= Recorded data =
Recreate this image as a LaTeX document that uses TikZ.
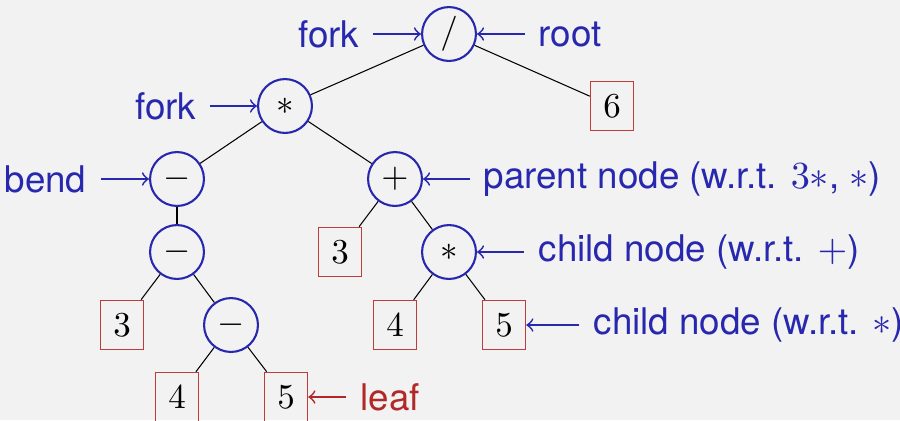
\documentclass[tikz,border=0pt]{standalone}
\usepackage{fontspec}
\setmainfont{TeX Gyre Heros}
\definecolor{bgc}{RGB}{242,242,242}
\definecolor{tblue}{RGB}{40,40,175}
\definecolor{tred}{RGB}{178,40,40}
\definecolor{bred}{RGB}{190,60,60}
\begin{document}
\begin{tikzpicture}[x=0.2857pt,y=-0.2857pt,
  opnode/.style={circle,draw=tblue,line width=0.6pt,minimum size=15.4pt,inner sep=0pt},
  leafnode/.style={rectangle,draw=bred,line width=0.45pt,minimum width=12.3pt,minimum height=14pt,inner sep=0pt},
  lbl/.style={text=tblue,inner sep=0pt,font=\fontsize{10.5pt}{12pt}\selectfont},
  rlbl/.style={text=tred,inner sep=0pt,font=\fontsize{10.5pt}{12pt}\selectfont},
  ptr/.style={draw=tblue,line width=0.5pt,-to},
  rptr/.style={draw=tred,line width=0.5pt,-to},
  edge/.style={draw=black,line width=0.3pt}]
\fill[bgc] (0,0) rectangle (900,420);
\useasboundingbox (0,0) rectangle (900,420);
\clip (0,0) rectangle (900,420);
% tree nodes
\node[opnode] (root) at (449,34) {$/$};
\node[opnode] (mul) at (285,106) {$*$};
\node[leafnode] (six) at (612,106) {$6$};
\node[opnode] (bend) at (177,179) {$-$};
\node[opnode] (plus) at (395,179) {$+$};
\node[opnode] (minA) at (177,252) {$-$};
\node[leafnode] (threeB) at (340,252) {$3$};
\node[opnode] (mulB) at (449,252) {$*$};
\node[leafnode] (threeA) at (122,325) {$3$};
\node[opnode] (minB) at (231,325) {$-$};
\node[leafnode] (fourB) at (395,325) {$4$};
\node[leafnode] (fiveB) at (504,325) {$5$};
\node[leafnode] (fourA) at (177,397) {$4$};
\node[leafnode] (fiveA) at (286,397) {$5$};
% edges
\draw[edge] (root) -- (mul);
\draw[edge] (root) -- (six);
\draw[edge] (mul) -- (bend);
\draw[edge] (mul) -- (plus);
\draw[edge] (bend) -- (minA);
\draw[edge] (minA) -- (threeA);
\draw[edge] (minA) -- (minB);
\draw[edge] (minB) -- (fourA);
\draw[edge] (minB) -- (fiveA);
\draw[edge] (plus) -- (threeB);
\draw[edge] (plus) -- (mulB);
\draw[edge] (mulB) -- (fourB);
\draw[edge] (mulB) -- (fiveB);
% labels
\node[lbl,anchor=east] (forkA) at (360,34) {fork};
\coordinate (forkAe) at (373,34);
\node[lbl,anchor=west] (rootl) at (538,34) {root};
\coordinate (rootle) at (525,34);
\node[lbl,anchor=east] (forkB) at (197,106) {fork};
\coordinate (forkBe) at (210,106);
\node[lbl,anchor=east] (bendl) at (87,179) {bend};
\coordinate (bendle) at (101,179);
\node[lbl,anchor=west] (parl) at (483,179) {parent node (w.r.t. $3*$, $*$)};
\coordinate (parle) at (470,179);
\node[lbl,anchor=west] (childA) at (538,252) {child node (w.r.t. $+$)};
\coordinate (childAe) at (524,252);
\node[lbl,anchor=west] (childB) at (593,325) {child node (w.r.t. $*$)};
\coordinate (childBe) at (579,325);
\node[rlbl,anchor=west] (leafl) at (360,397) {leaf};
\coordinate (leafle) at (346,397);
% pointers
\draw[ptr] (forkAe) -- (root);
\draw[ptr] (rootle) -- (root);
\draw[ptr] (forkBe) -- (mul);
\draw[ptr] (bendle) -- (bend);
\draw[ptr] (parle) -- (plus);
\draw[ptr] (childAe) -- (mulB);
\draw[ptr] (childBe) -- (fiveB);
\draw[rptr] (leafle) -- (fiveA);
\end{tikzpicture}
\end{document}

= Requirement =
Copy out the listing exactly as it stands, but not the pictures.

= Output for this task =
Recreate this image as a LaTeX document that uses TikZ.
\documentclass[tikz,border=0pt]{standalone}
\usepackage{fontspec}
\setmainfont{TeX Gyre Heros}
\definecolor{bgc}{RGB}{242,242,242}
\definecolor{tblue}{RGB}{40,40,175}
\definecolor{tred}{RGB}{178,40,40}
\definecolor{bred}{RGB}{190,60,60}
\begin{document}
\begin{tikzpicture}[x=0.2857pt,y=-0.2857pt,
  opnode/.style={circle,draw=tblue,line width=0.6pt,minimum size=15.4pt,inner sep=0pt},
  leafnode/.style={rectangle,draw=bred,line width=0.45pt,minimum width=12.3pt,minimum height=14pt,inner sep=0pt},
  lbl/.style={text=tblue,inner sep=0pt,font=\fontsize{10.5pt}{12pt}\selectfont},
  rlbl/.style={text=tred,inner sep=0pt,font=\fontsize{10.5pt}{12pt}\selectfont},
  ptr/.style={draw=tblue,line width=0.5pt,-to},
  rptr/.style={draw=tred,line width=0.5pt,-to},
  edge/.style={draw=black,line width=0.3pt}]
\fill[bgc] (0,0) rectangle (900,420);
\useasboundingbox (0,0) rectangle (900,420);
\clip (0,0) rectangle (900,420);
% tree nodes
\node[opnode] (root) at (449,34) {$/$};
\node[opnode] (mul) at (285,106) {$*$};
\node[leafnode] (six) at (612,106) {$6$};
\node[opnode] (bend) at (177,179) {$-$};
\node[opnode] (plus) at (395,179) {$+$};
\node[opnode] (minA) at (177,252) {$-$};
\node[leafnode] (threeB) at (340,252) {$3$};
\node[opnode] (mulB) at (449,252) {$*$};
\node[leafnode] (threeA) at (122,325) {$3$};
\node[opnode] (minB) at (231,325) {$-$};
\node[leafnode] (fourB) at (395,325) {$4$};
\node[leafnode] (fiveB) at (504,325) {$5$};
\node[leafnode] (fourA) at (177,397) {$4$};
\node[leafnode] (fiveA) at (286,397) {$5$};
% edges
\draw[edge] (root) -- (mul);
\draw[edge] (root) -- (six);
\draw[edge] (mul) -- (bend);
\draw[edge] (mul) -- (plus);
\draw[edge] (bend) -- (minA);
\draw[edge] (minA) -- (threeA);
\draw[edge] (minA) -- (minB);
\draw[edge] (minB) -- (fourA);
\draw[edge] (minB) -- (fiveA);
\draw[edge] (plus) -- (threeB);
\draw[edge] (plus) -- (mulB);
\draw[edge] (mulB) -- (fourB);
\draw[edge] (mulB) -- (fiveB);
% labels
\node[lbl,anchor=east] (forkA) at (360,34) {fork};
\coordinate (forkAe) at (373,34);
\node[lbl,anchor=west] (rootl) at (538,34) {root};
\coordinate (rootle) at (525,34);
\node[lbl,anchor=east] (forkB) at (197,106) {fork};
\coordinate (forkBe) at (210,106);
\node[lbl,anchor=east] (bendl) at (87,179) {bend};
\coordinate (bendle) at (101,179);
\node[lbl,anchor=west] (parl) at (483,179) {parent node (w.r.t. $3*$, $*$)};
\coordinate (parle) at (470,179);
\node[lbl,anchor=west] (childA) at (538,252) {child node (w.r.t. $+$)};
\coordinate (childAe) at (524,252);
\node[lbl,anchor=west] (childB) at (593,325) {child node (w.r.t. $*$)};
\coordinate (childBe) at (579,325);
\node[rlbl,anchor=west] (leafl) at (360,397) {leaf};
\coordinate (leafle) at (346,397);
% pointers
\draw[ptr] (forkAe) -- (root);
\draw[ptr] (rootle) -- (root);
\draw[ptr] (forkBe) -- (mul);
\draw[ptr] (bendle) -- (bend);
\draw[ptr] (parle) -- (plus);
\draw[ptr] (childAe) -- (mulB);
\draw[ptr] (childBe) -- (fiveB);
\draw[rptr] (leafle) -- (fiveA);
\end{tikzpicture}
\end{document}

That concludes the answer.